**YOUR TASK:** Every line from the one holding "Write the seaborn" through the one holding "250, 350, 500, 710, 1000, 1400, 2000, 2360, 4000, 5600]" should be returned exactly, both included; the pictures should not.

**AVAILABLE DATA:**
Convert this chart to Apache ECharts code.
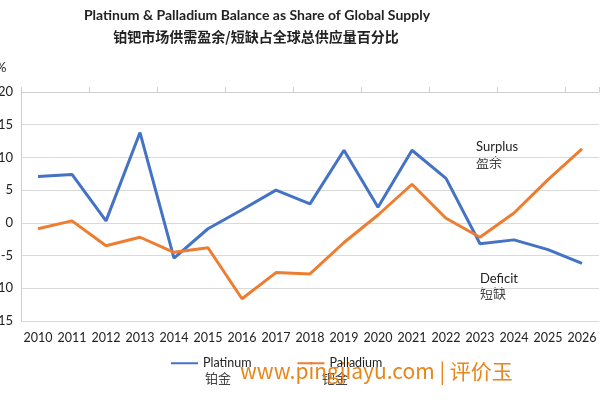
--
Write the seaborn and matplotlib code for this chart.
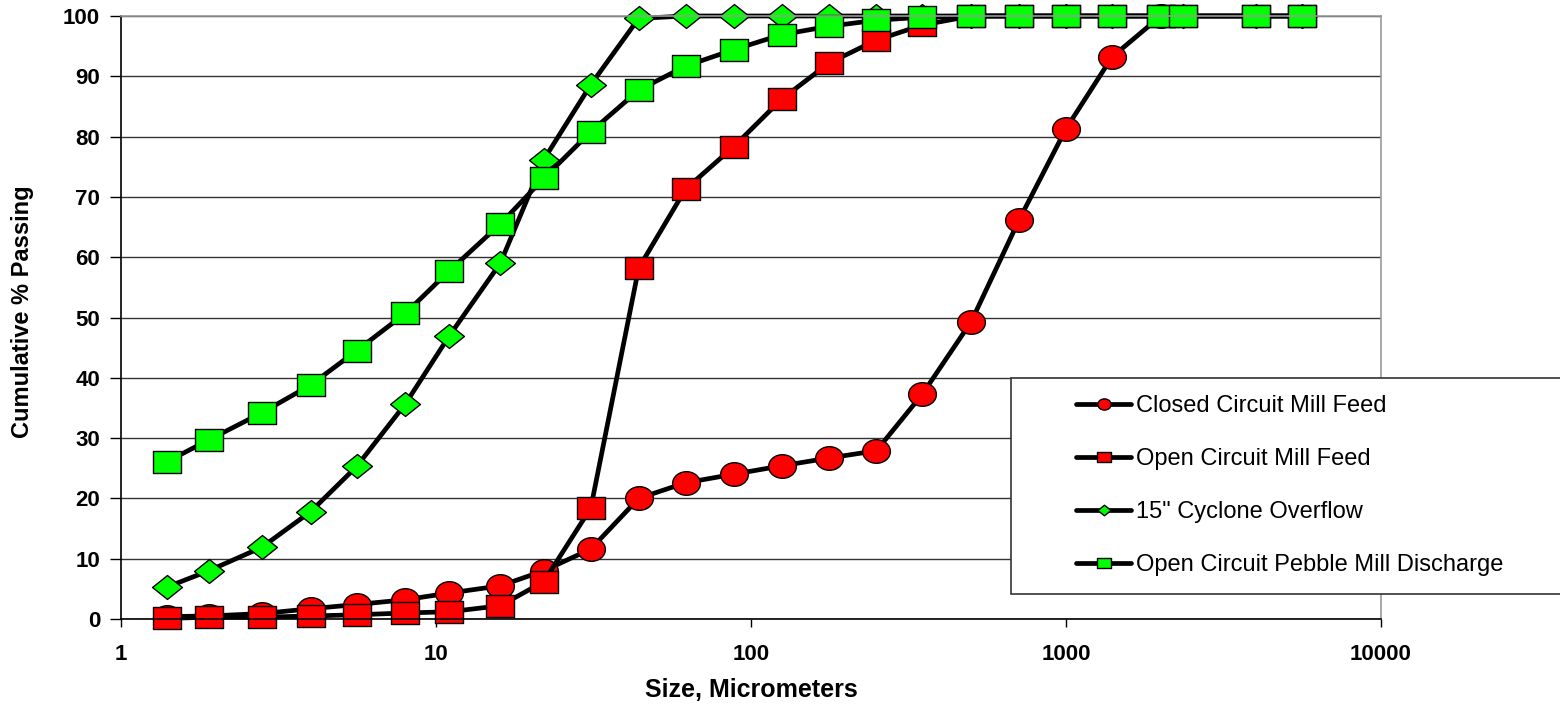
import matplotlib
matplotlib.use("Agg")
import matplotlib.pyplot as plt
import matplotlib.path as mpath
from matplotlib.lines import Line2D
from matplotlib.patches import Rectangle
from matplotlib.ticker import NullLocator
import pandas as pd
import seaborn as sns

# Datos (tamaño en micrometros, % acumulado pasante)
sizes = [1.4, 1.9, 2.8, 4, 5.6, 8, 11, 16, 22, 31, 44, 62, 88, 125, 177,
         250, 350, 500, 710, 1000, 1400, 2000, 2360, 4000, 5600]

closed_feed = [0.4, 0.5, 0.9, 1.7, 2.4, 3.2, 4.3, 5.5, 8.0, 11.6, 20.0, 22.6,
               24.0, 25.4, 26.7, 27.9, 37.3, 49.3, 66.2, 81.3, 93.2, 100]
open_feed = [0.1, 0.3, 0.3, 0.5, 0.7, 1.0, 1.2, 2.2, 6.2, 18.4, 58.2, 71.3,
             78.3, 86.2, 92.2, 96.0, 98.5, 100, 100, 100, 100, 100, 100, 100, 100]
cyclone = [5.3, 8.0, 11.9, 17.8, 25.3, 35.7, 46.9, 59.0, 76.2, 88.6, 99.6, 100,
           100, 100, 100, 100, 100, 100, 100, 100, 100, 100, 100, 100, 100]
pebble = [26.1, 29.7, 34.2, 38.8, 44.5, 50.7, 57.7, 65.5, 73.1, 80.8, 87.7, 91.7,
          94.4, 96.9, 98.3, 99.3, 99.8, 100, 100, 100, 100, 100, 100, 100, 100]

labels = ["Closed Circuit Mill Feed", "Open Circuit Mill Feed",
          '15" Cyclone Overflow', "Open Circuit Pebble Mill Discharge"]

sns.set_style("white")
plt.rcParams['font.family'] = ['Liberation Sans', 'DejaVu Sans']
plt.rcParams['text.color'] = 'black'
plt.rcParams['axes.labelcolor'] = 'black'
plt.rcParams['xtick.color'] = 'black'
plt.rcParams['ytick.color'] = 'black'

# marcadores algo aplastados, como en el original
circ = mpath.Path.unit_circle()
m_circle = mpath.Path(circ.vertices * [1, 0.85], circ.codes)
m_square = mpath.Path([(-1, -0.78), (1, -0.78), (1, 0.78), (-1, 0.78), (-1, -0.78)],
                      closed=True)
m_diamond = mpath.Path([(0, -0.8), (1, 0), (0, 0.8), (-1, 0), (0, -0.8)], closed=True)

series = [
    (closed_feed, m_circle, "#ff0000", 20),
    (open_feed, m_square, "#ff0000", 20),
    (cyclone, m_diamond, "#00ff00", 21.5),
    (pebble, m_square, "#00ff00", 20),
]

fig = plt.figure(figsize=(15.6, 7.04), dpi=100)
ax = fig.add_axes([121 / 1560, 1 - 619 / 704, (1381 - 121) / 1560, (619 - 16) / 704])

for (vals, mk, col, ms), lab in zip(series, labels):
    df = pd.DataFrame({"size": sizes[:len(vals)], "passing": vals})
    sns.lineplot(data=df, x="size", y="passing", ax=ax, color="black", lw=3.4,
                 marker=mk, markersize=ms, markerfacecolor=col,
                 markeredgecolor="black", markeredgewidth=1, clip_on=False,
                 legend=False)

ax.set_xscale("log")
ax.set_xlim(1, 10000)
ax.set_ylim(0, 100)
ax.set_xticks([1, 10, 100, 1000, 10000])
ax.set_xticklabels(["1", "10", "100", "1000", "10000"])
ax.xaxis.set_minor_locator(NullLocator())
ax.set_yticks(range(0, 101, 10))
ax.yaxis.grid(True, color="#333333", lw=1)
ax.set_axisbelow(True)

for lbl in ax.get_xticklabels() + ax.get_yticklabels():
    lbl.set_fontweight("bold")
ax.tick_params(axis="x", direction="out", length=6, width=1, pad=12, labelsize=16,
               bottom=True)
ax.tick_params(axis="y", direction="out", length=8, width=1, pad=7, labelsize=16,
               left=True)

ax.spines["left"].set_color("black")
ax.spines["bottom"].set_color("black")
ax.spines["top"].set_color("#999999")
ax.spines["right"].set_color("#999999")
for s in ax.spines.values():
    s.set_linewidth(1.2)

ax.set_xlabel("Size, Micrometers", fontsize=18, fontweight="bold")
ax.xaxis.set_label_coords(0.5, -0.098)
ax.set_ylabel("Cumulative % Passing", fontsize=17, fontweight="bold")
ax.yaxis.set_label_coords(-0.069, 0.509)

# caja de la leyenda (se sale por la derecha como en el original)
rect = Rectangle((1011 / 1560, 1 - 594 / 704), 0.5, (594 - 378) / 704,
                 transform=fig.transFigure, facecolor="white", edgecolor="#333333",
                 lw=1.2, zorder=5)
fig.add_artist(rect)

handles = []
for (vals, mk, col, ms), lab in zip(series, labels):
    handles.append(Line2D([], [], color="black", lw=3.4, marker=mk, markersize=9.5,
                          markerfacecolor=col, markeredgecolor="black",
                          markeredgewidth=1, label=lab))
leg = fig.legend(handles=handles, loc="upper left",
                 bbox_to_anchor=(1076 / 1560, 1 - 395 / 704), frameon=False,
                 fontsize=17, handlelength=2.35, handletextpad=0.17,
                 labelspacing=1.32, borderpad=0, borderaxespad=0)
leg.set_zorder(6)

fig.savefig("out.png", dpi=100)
==
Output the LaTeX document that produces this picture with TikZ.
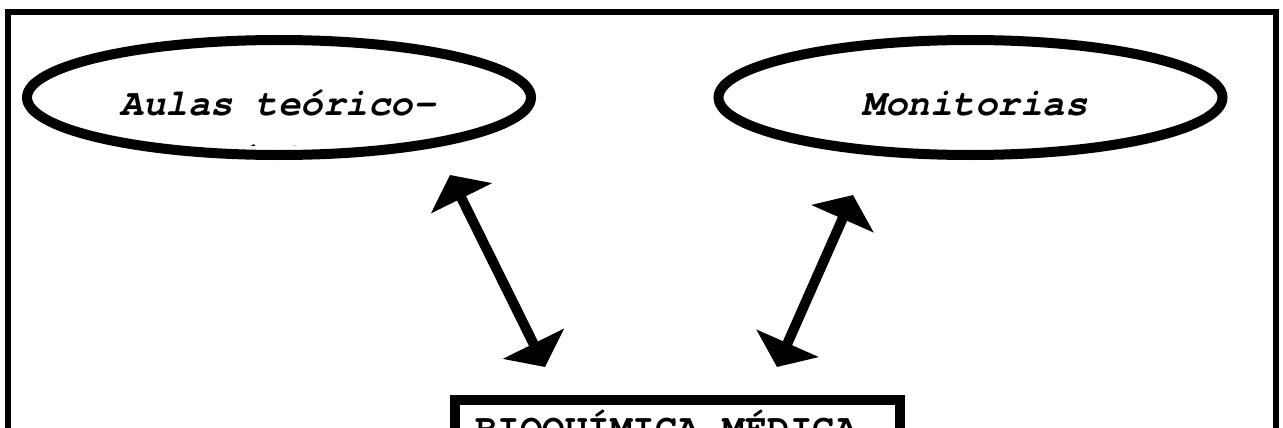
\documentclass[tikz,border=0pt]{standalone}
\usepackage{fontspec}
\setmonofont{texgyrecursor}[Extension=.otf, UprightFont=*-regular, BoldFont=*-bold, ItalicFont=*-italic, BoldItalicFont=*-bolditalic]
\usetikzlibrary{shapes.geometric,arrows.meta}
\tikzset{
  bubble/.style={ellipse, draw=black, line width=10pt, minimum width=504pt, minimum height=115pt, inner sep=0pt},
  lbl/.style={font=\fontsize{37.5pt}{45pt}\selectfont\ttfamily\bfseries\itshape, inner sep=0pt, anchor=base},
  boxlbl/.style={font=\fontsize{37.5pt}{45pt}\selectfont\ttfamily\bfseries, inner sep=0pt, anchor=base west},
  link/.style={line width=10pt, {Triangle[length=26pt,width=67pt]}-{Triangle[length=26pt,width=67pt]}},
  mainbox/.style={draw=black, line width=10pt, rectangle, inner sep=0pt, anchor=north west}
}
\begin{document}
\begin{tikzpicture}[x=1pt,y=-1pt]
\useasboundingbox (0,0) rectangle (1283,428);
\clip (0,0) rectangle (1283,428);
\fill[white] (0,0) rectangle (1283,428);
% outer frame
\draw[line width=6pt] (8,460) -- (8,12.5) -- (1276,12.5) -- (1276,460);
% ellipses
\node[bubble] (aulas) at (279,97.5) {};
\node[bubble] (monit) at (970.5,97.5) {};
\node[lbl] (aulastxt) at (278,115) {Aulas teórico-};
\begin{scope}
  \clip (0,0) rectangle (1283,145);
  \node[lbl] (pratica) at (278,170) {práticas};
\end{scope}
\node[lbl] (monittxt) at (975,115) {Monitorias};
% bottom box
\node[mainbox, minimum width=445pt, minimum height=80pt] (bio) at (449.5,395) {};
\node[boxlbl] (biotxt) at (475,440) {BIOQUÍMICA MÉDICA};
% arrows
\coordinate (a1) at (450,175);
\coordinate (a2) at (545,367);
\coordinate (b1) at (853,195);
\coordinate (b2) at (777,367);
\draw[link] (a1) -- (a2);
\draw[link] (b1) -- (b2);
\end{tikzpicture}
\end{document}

**OUTPUT OF THE TASK:**
Write the seaborn and matplotlib code for this chart.
import matplotlib
matplotlib.use("Agg")
import matplotlib.pyplot as plt
import matplotlib.path as mpath
from matplotlib.lines import Line2D
from matplotlib.patches import Rectangle
from matplotlib.ticker import NullLocator
import pandas as pd
import seaborn as sns

# Datos (tamaño en micrometros, % acumulado pasante)
sizes = [1.4, 1.9, 2.8, 4, 5.6, 8, 11, 16, 22, 31, 44, 62, 88, 125, 177,
         250, 350, 500, 710, 1000, 1400, 2000, 2360, 4000, 5600]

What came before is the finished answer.